Automation is a deeply seductive subject. There is a reason “automate it” gets thrown around as a default suggestion in any operational meeting — automation feels like leverage, like compounding, like a clever solution. Most of the time, it is none of those things.
Most automation projects die for one of three reasons. They automate something that did not happen often enough to matter. They automate something whose business rules change so often that the automation is constantly being rewritten. Or they automate the easy part and leave the hard part for a human anyway.
The frequency-by-stability matrix.
Two questions, asked of any candidate workflow.
How frequently does this happen? Daily? Weekly? Monthly? Once a year?
How stable are the rules? Will they look the same in six months? Twelve months? Two years?
Automation is worth it when frequency is high and stability is high. It is a waste of time when frequency is low or stability is low. The matrix is unsexy because most of the workflows people want to automate fall in the wrong quadrants — high-frequency-but-unstable, or stable-but-rare.
- →High frequency + high stability: automate. This is where compounding lives.
- →High frequency + low stability: do not automate yet — pin the rules first.
- →Low frequency + high stability: usually not worth the build cost. Document instead.
- →Low frequency + low stability: definitely do not automate. A checklist is enough.
“Automation is worth it when frequency is high and stability is high. Most candidate workflows fail one or both tests.”
The hidden cost is maintenance, not build.
The build cost of an automation is what people quote. The maintenance cost is what kills it. Every time the upstream system changes, every time the business rules shift, every time a new edge case shows up, somebody has to dive back into the automation and fix it.
The automations that survive are the ones with low maintenance cost. That usually means stable underlying systems, clear ownership, good observability so failures get caught early, and a small surface area so changes are easy.
The automations that die are the ones written for a workflow that is still being figured out. The rules change every fortnight, the automation breaks every fortnight, and after three rounds the team quietly goes back to the manual process. The automation gets archived.
Three automations I have seen pay off, repeatedly.
Email notifications and digests. They run constantly, the rules barely change once you have got them right, and the leverage is enormous. Daily overdue alerts to the role that can act on them. Weekly digests to directors. Approval emails on submission. These pay back forever.
Data reconciliation between two systems that need to agree. Payroll reconciling attendance against leave and expenses. Inventory reconciling between an ops platform and an accounting tool. Stable rules, high frequency, and a clear deterministic right answer. Perfect automation territory.
Scheduled reports. Monthly summaries, quarterly dashboards, end-of-week ops reports. The cron job that produces them is fifty lines of code, runs forever, and saves a person hours every month. Almost free.
Three automations I would not build for clients.

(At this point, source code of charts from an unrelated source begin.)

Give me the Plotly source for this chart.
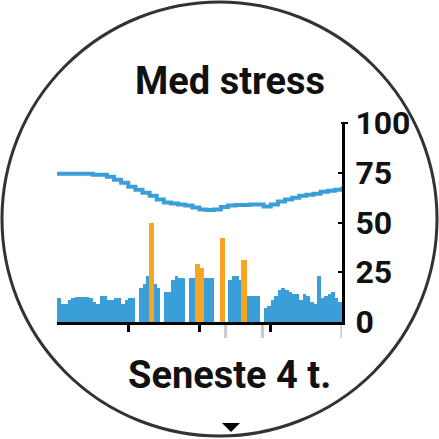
import plotly.graph_objects as go

# ---- data ----
# stress values per 3-minute slot over the last 4 hours (None = no data)
slot_minutes = 3
stress = [12, 9, 9, 11, 12, 12.5, 12.5, 12.5, 12.5, 12,
          10, 9, 13, 13, 11, 11, 12, 12, 9, 11,
          12, 12, None, 17, 19, 23, 50, 19, 17, None,
          15, 15, 21, 23, 22, 22, None, 22, 22, 29,
          27, 22, 22, 22, None, None, 42, None, 21, 23,
          23, 21, 31, 13, 13, 13, 13, None, 7, 8,
          11, 13, 16, 17, 16, 15, 14, 14, 11, 14,
          13, 10, 9, 23, 12, 13, 14, 15, 12, 10]

# smoothed line (every 6 minutes)
line_minutes = [0, 6, 12, 18, 24, 30, 36, 42, 48, 54, 60, 66, 72, 78, 84, 90, 96, 102, 108, 114,
                120, 126, 132, 138, 144, 150, 156, 162, 168, 174, 180, 186, 192, 198, 204, 210,
                216, 222, 228, 234, 240]
line_vals = [74.5, 74.5, 74.5, 74.5, 74.5, 74, 74, 73, 71.5, 70, 68, 66.5, 65, 63.5, 61.5, 60,
             59.5, 59, 58.5, 57.5, 56.5, 56.3, 56.5, 57.8, 58.5, 58.8, 58.8, 59, 59, 58, 59,
             60.5, 61.5, 62.5, 63.5, 64, 64.5, 65.5, 66, 66.5, 68]

y_ticks = [0, 25, 50, 75, 100]
hour_ticks = [60, 120, 180]
gray_marks = [142, 173, 240]

title = "Med stress"
subtitle = "Seneste 4 t."

BLUE = "#3a9fd8"
ORANGE = "#f6a623"
STRESS_LIMIT = 25

W = H = 439
def px(x):
    return x / W
def py(y):
    return 1 - y / H

bar_x = [slot_minutes * i + slot_minutes / 2 for i in range(len(stress))]
blue_y = [v if (v is not None and v <= STRESS_LIMIT) else None for v in stress]
orange_y = [v if (v is not None and v > STRESS_LIMIT) else None for v in stress]

fig = go.Figure()
fig.add_trace(go.Bar(x=bar_x, y=blue_y, width=slot_minutes, marker=dict(color=BLUE, line=dict(width=0)),
                     hoverinfo="skip"))
fig.add_trace(go.Bar(x=bar_x, y=orange_y, width=slot_minutes * 1.5,
                     marker=dict(color=ORANGE, line=dict(width=0)), hoverinfo="skip"))
fig.add_trace(go.Scatter(x=line_minutes, y=line_vals, mode="lines",
                         line=dict(color=BLUE, width=4, shape="hv"), hoverinfo="skip"))

fig.update_layout(
    width=W, height=H, margin=dict(l=0, r=0, t=0, b=0, pad=0), autosize=False,
    paper_bgcolor="white", plot_bgcolor="white", showlegend=False, bargap=0, barmode="overlay",
    xaxis=dict(range=[0, 240], domain=[px(57), px(342)], showline=True, linecolor="black", linewidth=3,
               ticks="outside", tickvals=hour_ticks, ticklen=7, tickwidth=3, tickcolor="black",
               showticklabels=False, showgrid=False, zeroline=False, fixedrange=True, automargin=False),
    yaxis=dict(range=[0, 100], domain=[py(322), py(123)], side="right", showline=True, linecolor="black",
               linewidth=3, ticks="inside", ticklen=4, tickwidth=2, tickcolor="black", tickvals=y_ticks,
               showgrid=False, zeroline=False, ticklabelstandoff=4, automargin=False,
               tickfont=dict(family="Roboto", size=32, color="#111", weight="bold")),
)

shapes = []
# watch bezel
shapes.append(dict(type="circle", xref="paper", yref="paper", x0=px(2), x1=px(437), y0=py(436), y1=py(2),
                   line=dict(color="#333333", width=3)))
# short cap at top of the value axis
shapes.append(dict(type="line", xref="paper", yref="paper", x0=px(341), x1=px(348), y0=py(123), y1=py(123),
                   line=dict(color="black", width=2)))
# light gray marks under axis
for m in gray_marks:
    shapes.append(dict(type="line", xref="x", yref="paper", x0=m, x1=m, y0=py(325), y1=py(338),
                       line=dict(color="#c8c8c8", width=3)))
# down arrow
shapes.append(dict(type="path", xref="paper", yref="paper",
                   path=f"M {px(222)} {py(423)} L {px(240)} {py(423)} L {px(231)} {py(432)} Z",
                   fillcolor="black", line=dict(width=0)))
fig.update_layout(shapes=shapes)

fig.add_annotation(text=title, x=px(230), y=py(81), xref="paper", yref="paper", showarrow=False,
                   xanchor="center", yanchor="middle",
                   font=dict(family="Roboto", size=38, color="#111", weight="bold"))
fig.add_annotation(text=subtitle, x=px(229), y=py(375), xref="paper", yref="paper", showarrow=False,
                   xanchor="center", yanchor="middle",
                   font=dict(family="Roboto", size=38, color="#111", weight="bold"))

fig.write_html("out.html", config={"displayModeBar": False},
               post_script="document.body.style.margin='0';document.body.style.overflow='hidden';")
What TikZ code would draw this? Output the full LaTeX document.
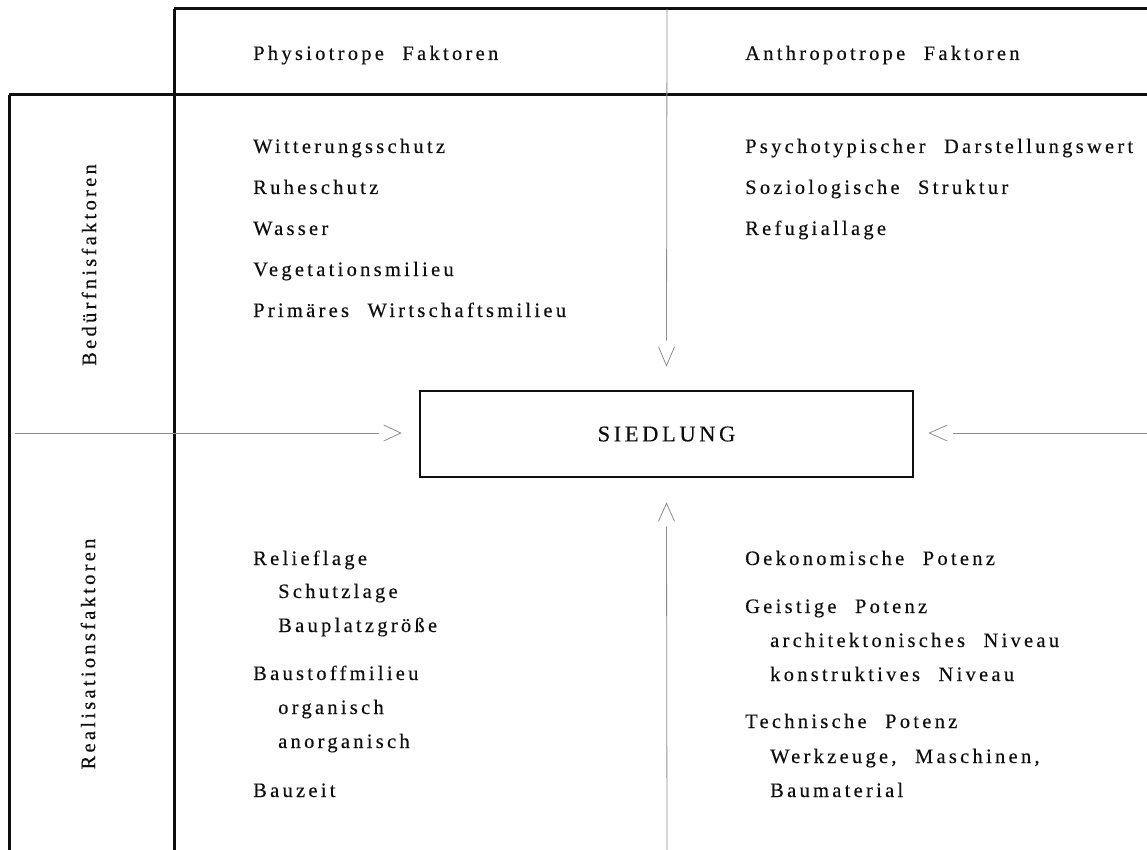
\documentclass[tikz,border=0pt]{standalone}
\usepackage{fontspec}
\newfontfamily\lmf{Liberation Serif}[LetterSpace=16,WordSpace=2.2,FakeBold=0.35]
\usetikzlibrary{calc}
\definecolor{thinc}{gray}{0.55}
\definecolor{inkc}{gray}{0.06}
\tikzset{
  frameline/.style={line width=3pt, draw=inkc},
  thinline/.style={line width=0.8pt, draw=thinc},
  chevron/.style={line width=0.8pt, draw=thinc},
  lbl/.style={anchor=base west, inner sep=0pt, text=inkc, font=\lmf\fontsize{20.5}{23}\selectfont},
  side/.style={inner sep=0pt, text=inkc, rotate=90, font=\lmf\fontsize{20.5}{23}\selectfont},
  centerbox/.style={draw=inkc, line width=2.6pt, minimum width=493pt, minimum height=86pt, inner sep=0pt, text=inkc, font=\lmf\fontsize{22.5}{25}\selectfont}
}
\begin{document}
\begin{tikzpicture}[x=1pt,y=-1pt]
\useasboundingbox (0,0) rectangle (1147,850);
% frame
\draw[frameline] (174,9) -- (1147,9);
\draw[frameline] (174,9) -- (174,850);
\draw[frameline] (9,95) -- (1147,95);
\draw[frameline] (9,95) -- (9,850);
% centre box
\node[centerbox] (sied) at (666.5,434) {SIEDLUNG};
% free ends of connectors
\coordinate (ltop) at (667,9);
\coordinate (lbot) at (667,850);
\coordinate (lleft) at (15,433);
\coordinate (lright) at (1147,433);
% connectors
\draw[thinline] (ltop) -- ($(sied.north)+(0,-49)$);
\draw[chevron] ($(sied.north)+(-8,-43)$) -- ($(sied.north)+(0,-24)$) -- ($(sied.north)+(8,-43)$);
\draw[thinline] (lbot) -- ($(sied.south)+(0,48)$);
\draw[chevron] ($(sied.south)+(-8,43)$) -- ($(sied.south)+(0,25)$) -- ($(sied.south)+(8,43)$);
\draw[thinline] (lleft) -- ($(sied.west)+(-40,-1)$);
\draw[chevron] ($(sied.west)+(-35,-9)$) -- ($(sied.west)+(-18,-1)$) -- ($(sied.west)+(-35,7)$);
\draw[thinline] (lright) -- ($(sied.east)+(39,-1)$);
\draw[chevron] ($(sied.east)+(33,-9)$) -- ($(sied.east)+(15,-1)$) -- ($(sied.east)+(33,7)$);
% headers
\node[lbl] (hphys) at (253,60) {Physiotrope Faktoren};
\node[lbl] (hanth) at (745,60) {Anthropotrope Faktoren};
% side labels
\node[side] (sbed) at (89,265) {Bedürfnisfaktoren};
\node[side] (sreal) at (88,654) {Realisationsfaktoren};
% top left list
\node[lbl] (a1) at (253,153) {Witterungsschutz};
\node[lbl] (a2) at (253,194) {Ruheschutz};
\node[lbl] (a3) at (253,235) {Wasser};
\node[lbl] (a4) at (253,276) {Vegetationsmilieu};
\node[lbl] (a5) at (253,317) {Primäres Wirtschaftsmilieu};
% top right list
\node[lbl] (b1) at (745,153) {Psychotypischer Darstellungswert};
\node[lbl] (b2) at (745,194) {Soziologische Struktur};
\node[lbl] (b3) at (745,235) {Refugiallage};
% bottom left list
\node[lbl] (c1) at (253,565) {Relieflage};
\node[lbl] (c2) at (278,598) {Schutzlage};
\node[lbl] (c3) at (278,632) {Bauplatzgröße};
\node[lbl] (c4) at (253,680) {Baustoffmilieu};
\node[lbl] (c5) at (278,714) {organisch};
\node[lbl] (c6) at (278,748) {anorganisch};
\node[lbl] (c7) at (253,797) {Bauzeit};
% bottom right list
\node[lbl] (d1) at (745,565) {Oekonomische Potenz};
\node[lbl] (d2) at (745,613) {Geistige Potenz};
\node[lbl] (d3) at (770,647) {architektonisches Niveau};
\node[lbl] (d4) at (770,681) {konstruktives Niveau};
\node[lbl] (d5) at (745,728) {Technische Potenz};
\node[lbl] (d6) at (770,763) {Werkzeuge, Maschinen,};
\node[lbl] (d7) at (770,797) {Baumaterial};
\end{tikzpicture}
\end{document}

Anything that depends on screen-scraping a SaaS UI. SaaS UIs change. Your automation breaks every quarter. The maintenance cost will exceed the build cost inside a year. If the SaaS does not have a real API, the automation is not viable.
Anything where the “automation” just moves work to a human. If the automation generates a draft that someone has to review carefully every time, you have not removed the human bottleneck — you have added a step before it. Sometimes that is fine, but the ROI conversation needs to be honest about it.
Anything for a business process that the team has been running for less than three months. The team does not know yet how the process should run. Automating prematurely freezes a bad version into code, which is harder to change than a bad spreadsheet.
“The automation that survives is rarely the one people get excited about. It is the boring email digest that has been running for two years.”
The honest order of operations.
Before automating, document the workflow as a checklist. Run it manually, with the checklist, for a couple of months. Find out what actually happens, what the edge cases are, where the rules are ambiguous. Stabilise the process.
Then, and only then, automate the parts that are stable and high-frequency. Leave the unstable parts manual. Revisit annually. The instinct to automate first is almost always wrong.